Apollo moon landing videos don’t do the dust justice. The view from the lunar module’s pilot-side window during the 1971 Apollo 15 mission simply shows haze as dust streaks blow by.
But when Metzger started running computer simulations, the problem became very clear. Researchers’ current best estimate is that dust-sized particles alone can have a velocity between 2,236 mph and 6,710 mph. Bigger particles travel slower, but they’re still nothing to sneeze at — gravel-sized ones can travel 67 mph.
A 40-ton lander could scatter dust 50% faster than the Apollo lander did because of the heavier weight, Metzger said.
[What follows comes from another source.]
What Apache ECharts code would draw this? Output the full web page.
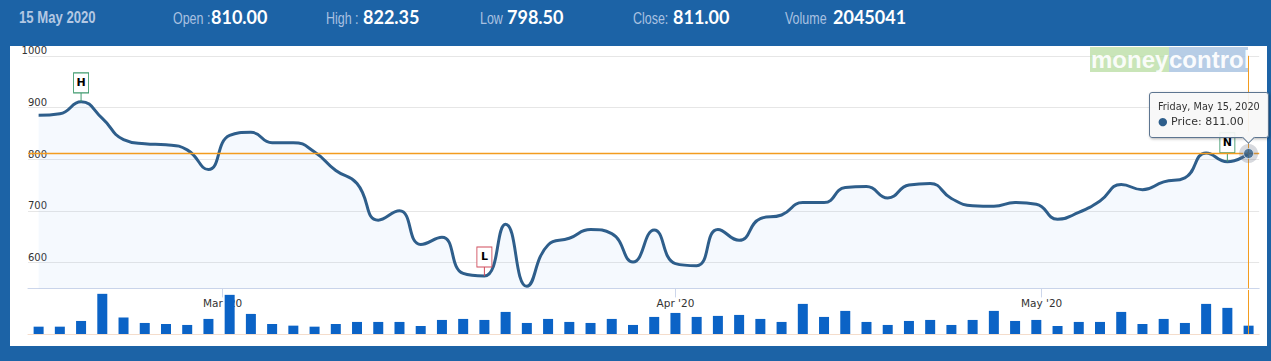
<!DOCTYPE html>
<html>
<head>
<meta charset="utf-8">
<script src="https://cdn.jsdelivr.net/npm/echarts@6/dist/echarts.min.js"></script>
<style>
html,body{margin:0;padding:0;background:#1c63a6;overflow:hidden;}
#c{width:1271px;height:361px;}
</style>
</head>
<body>
<div id="c"></div>
<script>
// ---------- data ----------
const dates = [
  '2020-02-17','2020-02-18','2020-02-19','2020-02-20','2020-02-24','2020-02-25','2020-02-26','2020-02-27','2020-02-28',
  '2020-03-02','2020-03-03','2020-03-04','2020-03-05','2020-03-06','2020-03-09','2020-03-11','2020-03-12','2020-03-13',
  '2020-03-16','2020-03-17','2020-03-18','2020-03-19','2020-03-20','2020-03-23','2020-03-24','2020-03-25','2020-03-26',
  '2020-03-27','2020-03-30','2020-03-31',
  '2020-04-01','2020-04-03','2020-04-07','2020-04-08','2020-04-09','2020-04-13','2020-04-15','2020-04-16','2020-04-17',
  '2020-04-20','2020-04-21','2020-04-22','2020-04-23','2020-04-24','2020-04-27','2020-04-28','2020-04-29','2020-04-30',
  '2020-05-04','2020-05-05','2020-05-06','2020-05-07','2020-05-08','2020-05-11','2020-05-12','2020-05-13','2020-05-14','2020-05-15'
];
const prices = [
  885, 888, 911, 879, 838, 830, 828, 818, 780,
  846, 852, 832, 832, 814, 778, 753, 682, 700,
  635, 649, 579, 574, 674, 554, 634, 647, 664,
  656, 601, 663,
  598, 594, 664, 643, 685, 692, 716, 716, 745,
  747, 725, 750, 753, 724, 710, 709, 716, 713,
  684, 697, 719, 751, 741, 756, 764, 812, 795, 811
];
const volumes = [
  1800000, 1800000, 3200000, 9860000, 4020000, 2710000, 2460000, 2220000, 3700000,
  9610000, 4930000, 2460000, 2050000, 1800000, 2460000, 2960000, 2960000, 2960000,
  1970000, 3450000, 3700000, 3450000, 5420000, 2710000, 3700000, 2960000, 2710000,
  3700000, 2220000, 4190000,
  5170000, 4190000, 4440000, 4680000, 3700000, 2960000, 7390000, 4190000, 5670000,
  2960000, 2220000, 3200000, 3450000, 2220000, 3450000, 5670000, 3200000, 3450000,
  1970000, 2960000, 2960000, 5420000, 2460000, 3700000, 2710000, 7390000, 6410000, 2045041
];
const priceTicks = [600, 700, 800, 900, 1000];
const flagIndex = [2, 21, 56];
const flagText = ['H', 'L', 'N'];
const quoteDate = '15 May 2020';
const quoteLabels = ['Open :', 'High :', 'Low', 'Close:', 'Volume'];
const quoteValues = ['810.00', '822.35', '798.50', '811.00', '2045041'];

// ---------- derived ----------
const times = dates.map(d => Date.parse(d + 'T00:00:00Z'));
const monthNames = ['Jan','Feb','Mar','Apr','May','Jun','Jul','Aug','Sep','Oct','Nov','Dec'];
const monthPos = [], monthLabels = [];
(function () {
  const first = new Date(times[0]);
  let y = first.getUTCFullYear(), m = first.getUTCMonth() + 1;
  while (true) {
    if (m > 11) { m = 0; y++; }
    const ms = Date.UTC(y, m, 1);
    if (ms > times[times.length - 1]) break;
    const i = times.findIndex(t => t >= ms);
    const pos = times[i] === ms ? i : (i - 1) + (ms - times[i - 1]) / (times[i] - times[i - 1]);
    monthPos.push(pos);
    monthLabels.push(monthNames[m] + " '" + String(y).slice(2));
    m++;
  }
})();
const last = prices.length - 1;
const xMin = -0.5, xMax = last + 0.5;
const priceData = prices.map((p, i) => [i, p]);
const volData = volumes.map((v, i) => [i, v]);

const FONT = '"DejaVu Sans", Verdana, sans-serif';
const NARROW = '"Liberation Sans", Arial, sans-serif';
const lineColor = '#2e5e8b';
const crossColor = '#f39c1f';
const crossStyle = { color: crossColor, width: 1, type: 'solid', opacity: 1 };

const flagColors = { H: '#3f9a6e', L: '#cf4a5a', N: '#3f9a6e' };
const flagMarks = [];
flagIndex.forEach((idx, k) => {
  const t = flagText[k];
  flagMarks.push({
    coord: [idx, prices[idx]], symbol: 'rect', symbolSize: [1, 9], symbolOffset: [0, -4.5],
    itemStyle: { color: flagColors[t] }, label: { show: false }
  });
  flagMarks.push({
    coord: [idx, prices[idx]], symbol: 'rect', symbolSize: [15, 20], symbolOffset: [0, -19],
    itemStyle: { color: '#ffffff', borderColor: flagColors[t], borderWidth: 1 },
    label: { show: true, position: 'inside', formatter: t, color: '#000', fontWeight: 'bold', fontSize: 11, fontFamily: FONT }
  });
});

// header graphics
const labelX = [173, 326, 480, 633, 785];
const valueX = [211, 363, 507, 673, 833];
const headerEls = [
  { type: 'rect', shape: { x: 10, y: 46, width: 1257, height: 300 }, style: { fill: '#ffffff' }, z: -10, silent: true },
  { type: 'text', x: 19, y: 18, scaleX: 0.82, style: { text: quoteDate, fill: '#b3c8e3', font: 'bold 16px ' + NARROW, verticalAlign: 'middle' } }
];
quoteLabels.forEach((l, k) => {
  headerEls.push({ type: 'text', x: labelX[k], y: 18, scaleX: 0.78, style: { text: l, fill: '#a9c1e1', font: '16px ' + NARROW, verticalAlign: 'middle' } });
  headerEls.push({ type: 'text', x: valueX[k], y: 17, style: { text: quoteValues[k], fill: '#ffffff', font: 'bold 18px Lato, sans-serif', verticalAlign: 'middle' } });
});
// watermark
headerEls.push(
  { type: 'rect', shape: { x: 1090, y: 47, width: 79, height: 25 }, style: { fill: 'rgba(183,220,160,0.75)' }, z: 1, silent: true },
  { type: 'rect', shape: { x: 1169, y: 47, width: 79, height: 25 }, style: { fill: 'rgba(165,193,224,0.8)' }, z: 1, silent: true },
  { type: 'text', x: 1091, y: 59, z: 2, style: { text: 'money', fill: 'rgba(255,255,255,0.92)', font: 'bold 24px ' + NARROW, verticalAlign: 'middle' } },
  { type: 'text', x: 1169, y: 59, z: 2, style: { text: 'control', fill: 'rgba(255,255,255,0.95)', font: 'bold 24px ' + NARROW, verticalAlign: 'middle' } }
);

const chart = echarts.init(document.getElementById('c'), null, { renderer: 'svg', width: 1271, height: 361 });
const gridLeft = 28, gridWidth = 1231.2;

function tipHtml() {
  const ds = new Date(times[last]).toLocaleDateString('en-US', { weekday: 'long', year: 'numeric', month: 'long', day: 'numeric', timeZone: 'UTC' });
  return '<div style="font-size:9.7px;line-height:13px;white-space:nowrap">' + ds + '</div>' +
    '<div style="font-size:11px;line-height:17px;white-space:nowrap"><span style="color:' + lineColor + '">\u25CF</span> Price: ' + prices[last].toFixed(2) + '</div>' +
    '<div style="position:absolute;left:94px;bottom:-5px;width:9px;height:9px;box-sizing:border-box;background:#f7f7f7;border-right:1px solid #5d7590;border-bottom:1px solid #5d7590;transform:rotate(45deg)"></div>';
}

chart.setOption({
  animation: false,
  backgroundColor: '#1c63a6',
  graphic: { elements: headerEls },
  grid: [
    { left: gridLeft, top: 55.8, width: gridWidth, height: 232.6 },
    { left: gridLeft, top: 290, width: gridWidth, height: 44 }
  ],
  xAxis: [
    {
      type: 'value', gridIndex: 0, min: xMin, max: xMax,
      axisLine: { show: true, lineStyle: { color: '#ccd6eb' } },
      axisTick: { show: true, customValues: monthPos, length: 9, lineStyle: { color: '#ccd6eb' } },
      axisLabel: {
        customValues: monthPos, margin: 9, color: '#333', fontSize: 10.5, fontFamily: FONT,
        formatter: v => { const k = monthPos.findIndex(p => Math.abs(p - v) < 1e-6); return k >= 0 ? monthLabels[k] : ''; }
      },
      splitLine: { show: false }
    },
    {
      type: 'value', gridIndex: 1, min: xMin, max: xMax,
      axisLine: { show: true, lineStyle: { color: '#f4ddcc' } },
      axisTick: { show: false }, axisLabel: { show: false }, splitLine: { show: false }
    }
  ],
  yAxis: [
    {
      type: 'value', gridIndex: 0, min: 550, max: 1000, interval: 50,
      axisLine: { show: false }, axisTick: { show: false },
      axisLabel: {
        margin: -19, color: '#333', fontSize: 10, fontFamily: FONT, verticalAlign: 'bottom',
        formatter: v => priceTicks.indexOf(v) >= 0 ? String(v) : ''
      },
      splitLine: { show: true, lineStyle: { color: ['rgba(0,0,0,0)', '#e6e6e6'] } }
    },
    {
      type: 'value', gridIndex: 1, min: 0, max: 10800000, show: false, splitLine: { show: false }
    }
  ],
  tooltip: {
    trigger: 'item', triggerOn: 'none', alwaysShowContent: true, transitionDuration: 0,
    position: [1149, 92],
    padding: [7, 8, 7, 8],
    backgroundColor: 'rgba(247,247,247,0.92)', borderColor: '#5d7590', borderWidth: 1,
    extraCssText: 'border-radius:3px;box-shadow:1px 1px 3px rgba(0,0,0,0.3);',
    textStyle: { fontFamily: FONT, color: '#333' },
    formatter: () => tipHtml()
  },
  series: [
    {
      name: 'Price', type: 'line', xAxisIndex: 0, yAxisIndex: 0, data: priceData,
      smooth: true, showSymbol: false, symbol: 'circle', z: 3,
      lineStyle: { color: lineColor, width: 3 },
      itemStyle: { color: lineColor },
      areaStyle: { color: 'rgba(124,181,236,0.11)' },
      markLine: {
        silent: true, symbol: ['none', 'none'], label: { show: false },
        lineStyle: crossStyle,
        data: [{ xAxis: last }]
      },
      markPoint: { silent: true, data: flagMarks }
    },
    {
      name: 'halo', type: 'scatter', xAxisIndex: 0, yAxisIndex: 0, data: [priceData[last]],
      symbolSize: 19, itemStyle: { color: 'rgba(110,120,135,0.35)' }, silent: true, z: 6, tooltip: { show: false }
    },
    {
      name: 'dot', type: 'scatter', xAxisIndex: 0, yAxisIndex: 0, data: [priceData[last]],
      symbolSize: 10, itemStyle: { color: lineColor, borderColor: '#dfe6ee', borderWidth: 1 }, z: 7,
      emphasis: { disabled: true }
    },
    {
      name: 'Volume', type: 'bar', xAxisIndex: 1, yAxisIndex: 1, data: volData,
      barWidth: 10, itemStyle: { color: '#0b63c6' }, z: 3,
      markLine: {
        silent: true, symbol: ['none', 'none'], label: { show: false },
        lineStyle: crossStyle,
        data: [{ xAxis: last }]
      }
    },
    {
      name: 'crosshair', type: 'line', xAxisIndex: 0, yAxisIndex: 0,
      data: [[xMin, prices[last]], [xMax, prices[last]]],
      showSymbol: false, symbol: 'none', silent: true, z: 5, tooltip: { show: false },
      lineStyle: { color: crossColor, width: 1.4 }, itemStyle: { color: crossColor },
      emphasis: { disabled: true }
    }
  ]
});
function showTip() { chart.dispatchAction({ type: 'showTip', seriesIndex: 2, dataIndex: 0 }); }
showTip();
setTimeout(showTip, 30);
setTimeout(showTip, 200);
</script>
</body>
</html>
“If you had a spacecraft in low lunar orbit and if it happened to come around right at the wrong time … [the dust] could cause significant damage to optics and other sensitive surfaces — so much so that a sensitive instrument could be ruined with just one exposure,” he said.
Dust poses particular problems for a lunar base. Ideally, future crewed missions would land close to a lunar outpost to minimize astronauts’ travel time between the spacecraft and the habitation module. But that would mean repeated landings around valuable hardware.
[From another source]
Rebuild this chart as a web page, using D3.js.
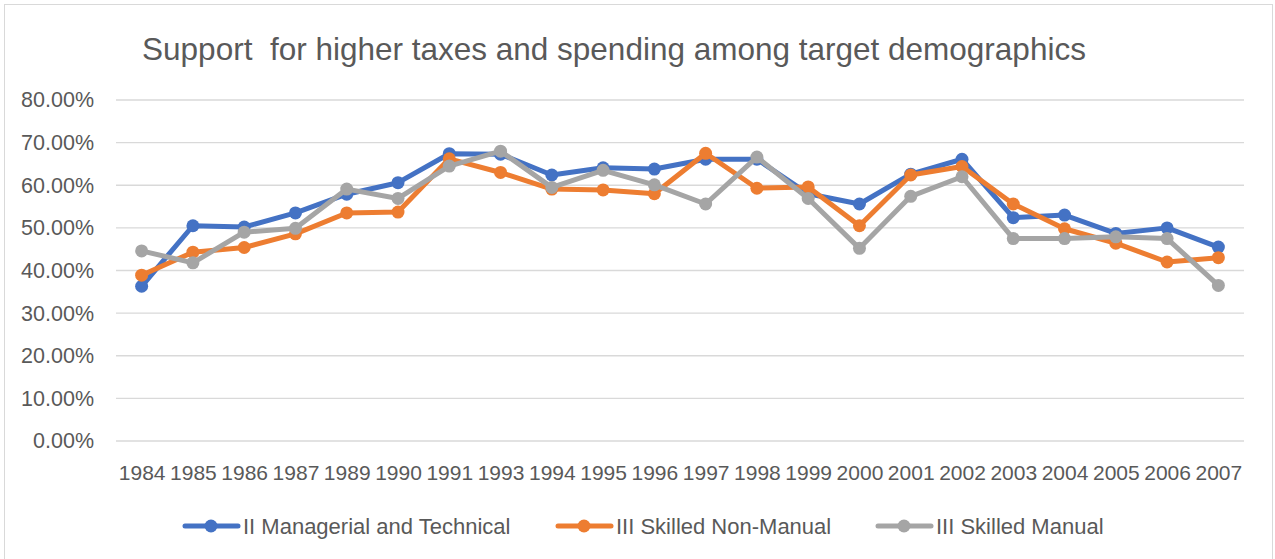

“It’s not just one exposure,” Metzger said. “We might end up having 20 to 30 exposures of sandblasting.”
One way to minimize damage would entail building a landing pad so rockets would have a smooth and soil-stabilized area to operate. But how to get all of the construction materials to the moon?
That’s where the Swamp Works research comes in.
Over the years, the team has experimented with ways to use lunar dust and gravel — yes, the same ones that cause all these problems — to build landing pads.
The best-performing material is what’s called sintered regolith, a powdered version of rock that’s melted just enough to bond everything together but not so much that it becomes brittle glass. The exact melting temperature varies depending on the type of mineral, meaning the researchers will need a sample from the potential landing spot to ensure their calculations line up.
In the meantime, they’re working on how exactly this sintered regolith can be used to build things. During the Swamp Works tour, Mueller brought out what looked like a squashed cow pie. It was the team’s first attempt at using a 3-D printer to create something with their fine, powdery simulated moon dust; but in the years since, researchers progressed to a neatly coiled column — a large coiled cone that could serve as a roof, a wheel and even stone-like pavers that can fit together.
“It is the solution in the long run,” Mueller said recently of permanent landing pads.
The idea of using resources found on planetary bodies for human habitation is not new. It’s what spurs ideas of mining the moon or Mars for elements that could make rocket propellant, which would allow for more exploration without lugging additional fuel.
Not everyone in NASA is convinced that a landing pad made from the moon is the way to go.
For one, it would be expensive and time-consuming to make. And if a mission is going to multiple locations on the moon, it might not make much sense to build a landing pad at each place. That’s why the Swamp Works also is looking at shorter-term ideas, such as a liquid polymer that would be sprayed by a small rover and cured with the ultraviolet light from the sun into a sort of temporary landing zone.
“Think of it like an airport with a grass landing strip, versus an airport with a concrete runway,” Mueller said. “It’s a different level of mitigation, and it wouldn’t be permanent — maybe lasts for one or two landings.”
SpaceX’s Starship lander will attempt to land on the moon later this decade without a landing pad by moving its thrusters to the top of the rocket to try to mitigate the dust spew.
Even further out, though, the team’s research has implications beyond the lunar program. There’s dust on Mars, too.